Democrat Jermaine Johnson, a state House member from Richland County, agrees that tax relief is essential but couples it with measures aimed at raising workers’ earnings and protecting consumers. He proposes taking roughly 70 % of state income‑tax filers off the rolls, cutting property taxes, and establishing a livable minimum wage so residents can afford a well‑paying job, safe neighborhoods, and quality public schools. Johnson’s platform also includes the South Carolina Resource Independence and Resilience Act to spur in‑state production of essential goods, holding insurance companies accountable to drive down premiums, and offering targeted tax relief to small businesses that create jobs.

Both campaigns stress that their ideas directly respond to voters’ daily pain points. A Winthrop Poll conducted in May revealed that 67 % of South Carolinians find groceries difficult to afford, 59 % say the same of health care and housing costs, 61 % consider eating out unaffordable, and 72 % feel a week‑long vacation is beyond reach.

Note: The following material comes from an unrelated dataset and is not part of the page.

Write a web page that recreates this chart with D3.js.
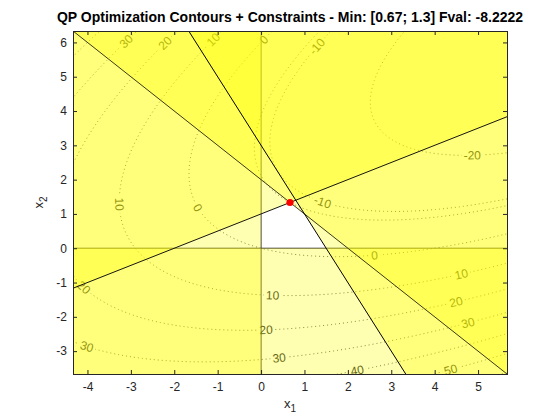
<!DOCTYPE html>
<html>
<head>
<meta charset="utf-8">
<script src="https://cdn.jsdelivr.net/npm/d3@7"></script>
<style>
  body { margin: 0; background: #fff; }
  text { font-family: "Liberation Sans", Arial, Helvetica, sans-serif; }
</style>
</head>
<body>
<div class="chart"></div>
<script>
// QP problem:  min 0.5*x'*H*x + f'*x   s.t.  A*x <= b,  x >= lb
var H = [[1, -1], [-1, 2]];
var f = [-2, -6];
var A = [[1, 1], [-1, 2], [2, 1]];
var b = [2, 2, 3];
var lb = [0, 0];
var xOpt = [0.6667, 1.3333];
var fval = -8.2222;

var levels = [-20, -10, fval, 0, 10, 20, 30, 40, 50, 60];
var xTicks = [-4, -3, -2, -1, 0, 1, 2, 3, 4, 5];
var yTicks = [-3, -2, -1, 0, 1, 2, 3, 4, 5, 6];
var xDomain = [-4.3333, 5.6667];
var yDomain = [-3.6667, 6.3333];

// where clabel put the labels: [level, x1, x2] (snapped to the contour below)
var labelSpots = [
  [30, -3.09, 6.0], [20, -2.17, 5.95], [10, -1.1, 6.07], [0, 0.07, 6.07], [-10, 1.31, 5.87],
  [-20, 4.86, 2.71], [-10, 1.43, 1.35], [0, 2.62, -0.2], [10, 4.59, -0.73], [20, 4.49, -1.57],
  [30, 4.75, -2.19], [50, 4.35, -3.53], [40, 2.21, -3.53],
  [10, 0.25, -1.36], [20, 0.14, -2.38], [30, 0.41, -3.2],
  [30, -4.01, -2.88], [20, -4.1, -1.14], [10, -3.29, 1.26], [0, -1.47, 1.2]
];

var svgWidth = 560;
var svgHeight = 420;
var margin = {top: 31, right: 53, bottom: 46, left: 73};
var width = svgWidth - margin.left - margin.right;
var height = svgHeight - margin.top - margin.bottom;

var lf = d3.formatLocale({decimal: ".", thousands: ",", grouping: [3], currency: ["", ""], minus: "-"});

var svg = d3.select(".chart")
  .append("svg")
  .attr("width", svgWidth)
  .attr("height", svgHeight);

var defs = svg.append("defs");
defs.append("clipPath").attr("id", "plotclip")
  .append("rect").attr("width", width).attr("height", height);

var chartGroup = svg.append("g")
  .attr("transform", `translate(${margin.left},${margin.top})`);

var xScale = d3.scaleLinear().domain(xDomain).range([0, width]);
var yScale = d3.scaleLinear().domain(yDomain).range([height, 0]);

function objective(x1, x2) {
  return 0.5 * (x1 * (H[0][0] * x1 + H[0][1] * x2) + x2 * (H[1][0] * x1 + H[1][1] * x2))
    + f[0] * x1 + f[1] * x2;
}

// grid a bit larger than the axes so the contour border edges fall outside
var step = 0.05;
var gx0 = xDomain[0] - 1, gy0 = yDomain[1] + 1;
var nx = Math.round((xDomain[1] - xDomain[0] + 2) / step) + 1;
var ny = Math.round((yDomain[1] - yDomain[0] + 2) / step) + 1;
var grid = new Array(nx * ny);
for (var j = 0; j < ny; j++) {
  for (var i = 0; i < nx; i++) {
    grid[j * nx + i] = objective(gx0 + i * step, gy0 - j * step);
  }
}
var contours = d3.contours().size([nx, ny]).thresholds(levels)(grid);

function gridToPx(p) {
  return [xScale(gx0 + (p[0] - 0.5) * step), yScale(gy0 - (p[1] - 0.5) * step)];
}
var proj = d3.geoTransform({
  point: function(x, y) {
    var p = gridToPx([x, y]);
    this.stream.point(p[0], p[1]);
  }
});
var path = d3.geoPath(proj);

var plot = chartGroup.append("g").attr("clip-path", "url(#plotclip)");

// contour labels first, so they can be measured for the mask
var contourLayer = plot.append("g");
var labelLayer = plot.append("g");

var labels = [];
labelSpots.forEach(function(s) {
  var c = contours.find(function(d) { return d.value === s[0]; });
  var target = [xScale(s[1]), yScale(s[2])];
  var best = null;
  c.coordinates.forEach(function(poly) {
    poly.forEach(function(ring) {
      var pts = ring.map(gridToPx);
      pts.forEach(function(p, k) {
        var d2 = (p[0] - target[0]) ** 2 + (p[1] - target[1]) ** 2;
        if (!best || d2 < best.d2) {
          var a = pts[Math.max(0, k - 2)], bb = pts[Math.min(pts.length - 1, k + 2)];
          best = {d2: d2, p: p, ang: Math.atan2(bb[1] - a[1], bb[0] - a[0]) * 180 / Math.PI};
        }
      });
    });
  });
  var ang = best.ang;
  while (ang > 90) ang -= 180;
  while (ang <= -90) ang += 180;
  labels.push({text: lf.format("")(s[0]), x: best.p[0], y: best.p[1], ang: ang});
});

var labelText = labelLayer.selectAll("text")
  .data(labels)
  .enter()
  .append("text")
  .attr("transform", d => `translate(${d.x},${d.y}) rotate(${d.ang})`)
  .attr("text-anchor", "middle")
  .attr("dy", "0.35em")
  .attr("font-size", 12)
  .attr("fill", "#262626")
  .text(d => d.text);

labelText.each(function(d) { d.w = this.getComputedTextLength(); });

var mask = defs.append("mask").attr("id", "lblmask")
  .attr("maskUnits", "userSpaceOnUse")
  .attr("x", -margin.left).attr("y", -margin.top)
  .attr("width", svgWidth).attr("height", svgHeight);
mask.append("rect")
  .attr("x", -margin.left).attr("y", -margin.top)
  .attr("width", svgWidth).attr("height", svgHeight)
  .attr("fill", "#fff");
mask.selectAll("rect.hole")
  .data(labels)
  .enter()
  .append("rect")
  .attr("class", "hole")
  .attr("x", d => -d.w / 2 - 2)
  .attr("y", -6)
  .attr("width", d => d.w + 4)
  .attr("height", 12)
  .attr("transform", d => `translate(${d.x},${d.y}) rotate(${d.ang})`)
  .attr("fill", "#000");

contourLayer.attr("mask", "url(#lblmask)")
  .selectAll("path")
  .data(contours)
  .enter()
  .append("path")
  .attr("d", path)
  .attr("fill", "none")
  .attr("stroke", "#555")
  .attr("stroke-width", 1)
  .attr("stroke-dasharray", "1,3");

// bound lines x1 = 0, x2 = 0
plot.append("line")
  .attr("x1", xScale(lb[0])).attr("x2", xScale(lb[0]))
  .attr("y1", 0).attr("y2", height)
  .attr("stroke", "#333").attr("stroke-width", 1);
plot.append("line")
  .attr("x1", 0).attr("x2", width)
  .attr("y1", yScale(lb[1])).attr("y2", yScale(lb[1]))
  .attr("stroke", "#333").attr("stroke-width", 1);

// infeasible half-planes, each one a translucent yellow layer
var rows = A.concat([[-1, 0], [0, -1]]);
var rhs = b.concat([-lb[0], -lb[1]]);
var box = [[xDomain[0], yDomain[0]], [xDomain[1], yDomain[0]], [xDomain[1], yDomain[1]], [xDomain[0], yDomain[1]]];

function clipHalf(poly, a, c) {
  // keep the part where a.p >= c
  var out = [];
  for (var k = 0; k < poly.length; k++) {
    var P = poly[k], Q = poly[(k + 1) % poly.length];
    var dP = a[0] * P[0] + a[1] * P[1] - c;
    var dQ = a[0] * Q[0] + a[1] * Q[1] - c;
    if (dP >= 0) out.push(P);
    if ((dP >= 0) !== (dQ >= 0)) {
      var t = dP / (dP - dQ);
      out.push([P[0] + (Q[0] - P[0]) * t, P[1] + (Q[1] - P[1]) * t]);
    }
  }
  return out;
}

var regions = rows.map((a, k) => clipHalf(box, a, rhs[k]));
plot.selectAll("path.region")
  .data(regions)
  .enter()
  .append("path")
  .attr("class", "region")
  .attr("d", d => "M" + d.map(p => [xScale(p[0]), yScale(p[1])].join(",")).join("L") + "Z")
  .attr("fill", "#ffff00")
  .attr("fill-opacity", 0.3);

// constraint lines A*x = b
var lineColors = ["#3a3a16", "#141410", "#000"];
plot.selectAll("line.con")
  .data(A)
  .enter()
  .append("line")
  .attr("class", "con")
  .attr("x1", xScale(xDomain[0]))
  .attr("y1", (a, k) => yScale((b[k] - a[0] * xDomain[0]) / a[1]))
  .attr("x2", xScale(xDomain[1]))
  .attr("y2", (a, k) => yScale((b[k] - a[0] * xDomain[1]) / a[1]))
  .attr("stroke", (a, k) => lineColors[k])
  .attr("stroke-width", 1);

// minimum
plot.append("circle")
  .attr("cx", xScale(xOpt[0]))
  .attr("cy", yScale(xOpt[1]))
  .attr("r", 3.6)
  .attr("fill", "#ff0000");

// axes, MATLAB style: box, ticks inside
var fmt = d => lf.format("")(d);
function styleAxis(g) {
  g.select(".domain").remove();
  g.selectAll(".tick line").attr("stroke", "#262626");
  g.selectAll(".tick text").attr("fill", "#262626").attr("font-size", 12)
    .attr("font-family", '"Liberation Sans", Arial, sans-serif');
}
chartGroup.append("g")
  .attr("transform", `translate(0, ${height})`)
  .call(d3.axisBottom(xScale).tickValues(xTicks).tickFormat(fmt).tickSizeInner(-4).tickPadding(8))
  .call(styleAxis);
chartGroup.append("g")
  .call(d3.axisTop(xScale).tickValues(xTicks).tickFormat("").tickSizeInner(-4))
  .call(styleAxis);
chartGroup.append("g")
  .call(d3.axisLeft(yScale).tickValues(yTicks).tickFormat(fmt).tickSizeInner(-4).tickPadding(6))
  .call(styleAxis);
chartGroup.append("g")
  .attr("transform", `translate(${width}, 0)`)
  .call(d3.axisRight(yScale).tickValues(yTicks).tickFormat("").tickSizeInner(-4))
  .call(styleAxis);

chartGroup.append("rect")
  .attr("x", 0).attr("y", 0)
  .attr("width", width).attr("height", height)
  .attr("fill", "none")
  .attr("stroke", "#262626")
  .attr("stroke-width", 1)
  .attr("shape-rendering", "crispEdges");

// title and axis labels
var fmt2 = lf.format(".2");
svg.append("text")
  .attr("x", margin.left + width / 2)
  .attr("y", 22)
  .attr("text-anchor", "middle")
  .attr("font-size", 14)
  .attr("font-weight", "bold")
  .attr("fill", "#000")
  .text(`QP Optimization Contours + Constraints - Min: [${fmt2(xOpt[0])}; ${fmt2(xOpt[1])}] Fval: ${lf.format(".5")(fval)}`);

var xl = svg.append("text")
  .attr("x", margin.left + width / 2)
  .attr("y", 408)
  .attr("text-anchor", "middle")
  .attr("font-size", 13)
  .attr("fill", "#262626");
xl.append("tspan").text("x");
xl.append("tspan").attr("dy", 4).attr("font-size", 10).text("1");

var yl = svg.append("text")
  .attr("transform", `translate(43, ${margin.top + height / 2}) rotate(-90)`)
  .attr("text-anchor", "middle")
  .attr("font-size", 13)
  .attr("fill", "#262626");
yl.append("tspan").text("x");
yl.append("tspan").attr("dy", 4).attr("font-size", 10).text("2");
</script>
</body>
</html>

Supporting those perceptions, data from the Urban Institute show that since 2017 average monthly grocery prices and health‑insurance premiums have each risen almost 40 %, rent and child‑care expenses are up more than 46 %, and median home prices have jumped roughly 68 %.

University of South Carolina economist Joseph Von Nessen cautioned that much of this pressure stems from national forces—U.S. inflation sits at 4.2 % while average wages grow only 3.4 %—eroding purchasing power beyond the reach of any single governor. Nevertheless, he identified one lever where state policy can make a tangible difference: housing. “Upward pressure on housing prices is a big part of the affordability challenge,” Von Nessen said, echoing the polling and price‑trend data.

Johnson’s housing approach calls for larger investments in subsidized affordable housing, arguing that direct public support can immediately ease cost burdens for low‑ and moderate‑income families. Wilson, meanwhile, emphasizes lawsuit reform aimed at reducing the legal and insurance costs associated with home ownership, alongside broader property‑tax relief. Both candidates agree that any lasting solution must also expand the supply of new homes to keep pace with South Carolina’s rapid population growth. That will require coordination with local governments on zoning reforms, streamlined permitting, and infrastructure upgrades—steps that economists say are essential to cool the housing market and improve overall affordability.

In short, while the two nominees diverge on the role of taxation, wage policy, and government intervention, they converge on the need to address the stark cost‑of‑living pressures facing South Carolinians. Voters will decide whether the Republican path of tax cuts and government efficiency or the Democratic blend of tax relief, wage floors, consumer protections, and targeted housing investment offers the most viable route to a more affordable future.